ロッド11の前進に伴い、反作用力を受けてテーブル3が後退し、クランプアーム7の係止爪7aとストッパ片9aとが軸梁Aの背面上部と下部に係止され、徐々に軸梁Aを車軸端Bから抜き始める。軸梁Aのアーム部aが受け片5によって支持される一方、軸梁本体の底面がテーブル3に支持されているため、クレーンで吊った状態で行うのとは異なり、抜く動作は安定した状態で行われる。操作ハンドルの操作は、軸梁Aの抜け状態を確認しつつゆっくりと行う。
車軸端Bから抜き取られた軸梁Aは、そのままテーブル上に載置される(図7参照)。したがって、抜き取られた軸梁Aは、本装置の台車1を移動することでそのまま所望の位置まで運搬される。例えば洗浄や部品交換などの保守のエリアまで移動された軸梁Aは、貫通している油圧シリンダ10のロッド11を退避させるとともに軸梁Aからクランプアーム7を起立する方向に回動させてテーブル上方を開放することにより、テーブル上方から吊り上げて本装置から下ろされる。
洗浄や保守を終えた軸梁Aは、退避位置でロックされたテーブル上に再度載置された後、元の車輪位置まで本装置によって運搬される(図8参照)。
車軸端Bとテーブル上の軸梁Aの位置を適正位置に調整したら、油圧ポンプ13の操作ハンドルを上下してロッドを再度前進させる。このとき、ロッド先端の押圧プレート12は、軸梁正面を押さえるに必要な表面積を持つ大きなものに交換されている(図8と9参照)。また、ストッパ9は、離間された位置に戻されている。
したがって、ロッド11に押された軸梁Aは、そのまま車軸端Bに嵌り込む(図9)。後は、本装置を軸梁Aから遠ざけた後、所定の締結部材によって軸梁Aを車軸端Bに固定すれば良い。
なお、本発明は、実施例に限定されるものではなく、その精神を逸脱しない範囲で種々の設計変更が可能である。

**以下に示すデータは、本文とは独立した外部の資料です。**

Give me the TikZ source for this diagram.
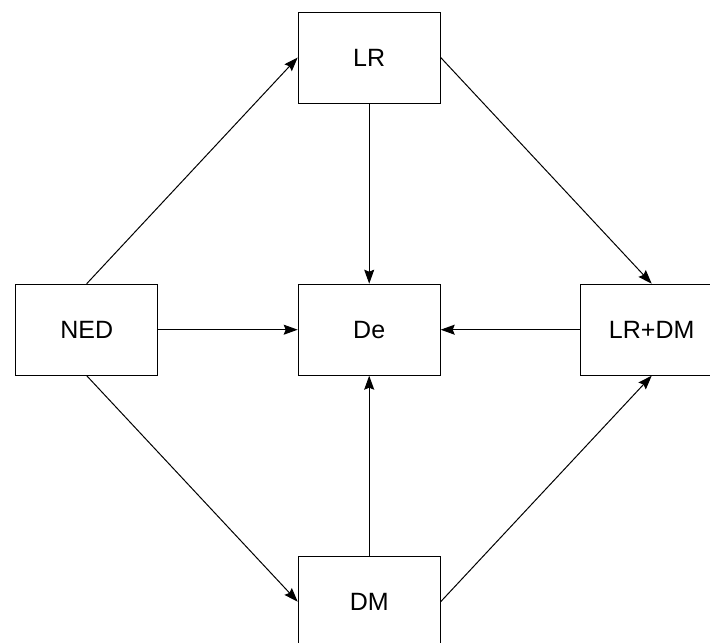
\documentclass[tikz,border=0pt]{standalone}
\usepackage{fontspec}
\setmainfont{Liberation Sans}
\usetikzlibrary{arrows.meta}
\begin{document}
\begin{tikzpicture}[x=1pt,y=-1pt,
  box/.style={draw, line width=1pt, minimum width=142pt, minimum height=91pt,
    inner sep=0pt, font=\fontsize{25}{30}\selectfont, fill=white},
  link/.style={draw, line width=1pt, -{Stealth[length=14pt,width=10pt,inset=2pt]}}]
  \useasboundingbox (0,0) rectangle (710,643);
  % the five states
  \node[box] (lr)   at (369.2,57.5)  {LR};
  \node[box] (ned)  at (86.7,329.7)  {NED};
  \node[box] (de)   at (369.2,329.7) {De};
  \node[box] (lrdm) at (651.7,329.7) {LR+DM};
  \node[box] (dm)   at (369.2,601.7) {DM};
  % transitions
  \draw[link] (ned.north) -- (lr.west);
  \draw[link] (ned.east) -- (de.west);
  \draw[link] (ned.south) -- (dm.west);
  \draw[link] (lr.south) -- (de.north);
  \draw[link] (lr.east) -- (lrdm.north);
  \draw[link] (lrdm.west) -- (de.east);
  \draw[link] (dm.north) -- (de.south);
  \draw[link] (dm.east) -- (lrdm.south);
\end{tikzpicture}
\end{document}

本発明の一実施例に係る装置の側面図。 図1の装置の平面図。 図1の装置の背面図。 図1の装置によって軸梁を抜き取る直前の軸梁及び車軸端と本装置の位置関係を示す側面図。 図1の装置のストッパの左右のストッパ片が離間した状態の斜視図。 図1の装置のストッパの左右のストッパ片が近接した状態の斜視図。 図1の装置によって軸梁を抜き取った状態の軸梁と車軸端と本装置の位置関係を示す側面図。 図1の装置によって軸梁を装着する直前の軸梁及び車軸端と本装置の位置関係を示す側面図。 図1の装置によって軸梁を装着した状態の軸梁及び車軸端と本装置の位置関係を示す側面図。 本発明が適用される車軸端に取り付けられた軸梁の正面図。
符号の説明
1 台車
2 自在キャスタ
3 テーブル
4 スライド機構
6 フレーム体
7 クランプアーム
8 モータ
9 ストッパ
10 油圧シリンダ
11 ロッド
12 押圧プレート
13 油圧ポンプ
A 軸梁
a アーム部
B 車軸端
C 車輪


Claims (5)

  1. 鉄道車両の車軸に取付けられた軸梁を脱着する装置において、
    台車と、
    前記台車上に載置され、前後方向にスライド自在なテーブルと、
    前記テーブルの前方端に互いに離間及び接近する方向にスライド自在に設けられ、前記軸梁の背面下部に係止される左右のストッパ片を有するストッパと、
    前記テーブルの上面に起立して設けた支持フレームと、
    後端を前記支持フレームの上端に枢支され、起立する位置から前方に倒れこむ位置へと回動自在であり、先端部に前記軸梁の背面上部に係止される係止爪を有するクランプアームと、
    前記支持フレームの中間部に固定したシリンダとこのシリンダ内に嵌挿され前記テーブルの前後方向に進退自在なロッドとからなる押圧部材とを備え、
    前記押圧部材を構成するロッドが前進して前記軸梁の取付けられた前記車軸の軸端を押圧したときに、前進位置にあった前記テーブルと前記テーブルに固定された前記ストッパと前記クランプアームとが反作用力によって後退する、
    ことを特徴とする車輌の軸梁脱着装置。
  2. 前記テーブルは、上下方向に昇降自在であることを特徴とする請求項1記載の車輌の軸梁脱着装置。
  3. 前記クランプアームは、両側前端に軸梁の背面上部に係止される左右の係止爪を備えたプレート材から成ることを特徴とする請求項1記載の車輌の軸梁脱着装置。
  4. 前記クランプアームは、プレート材の板面に、前記軸梁上面の突起部が入り込み可能な孔部を有することを特徴とする請求項3記載の車輌の軸梁脱着装置。
  5. 前記押圧部材は、そのロッド先端に、前記軸梁に当接する押圧プレートを交換可能に設けたことを特徴とする請求項1記載の車輌の軸梁脱着装置。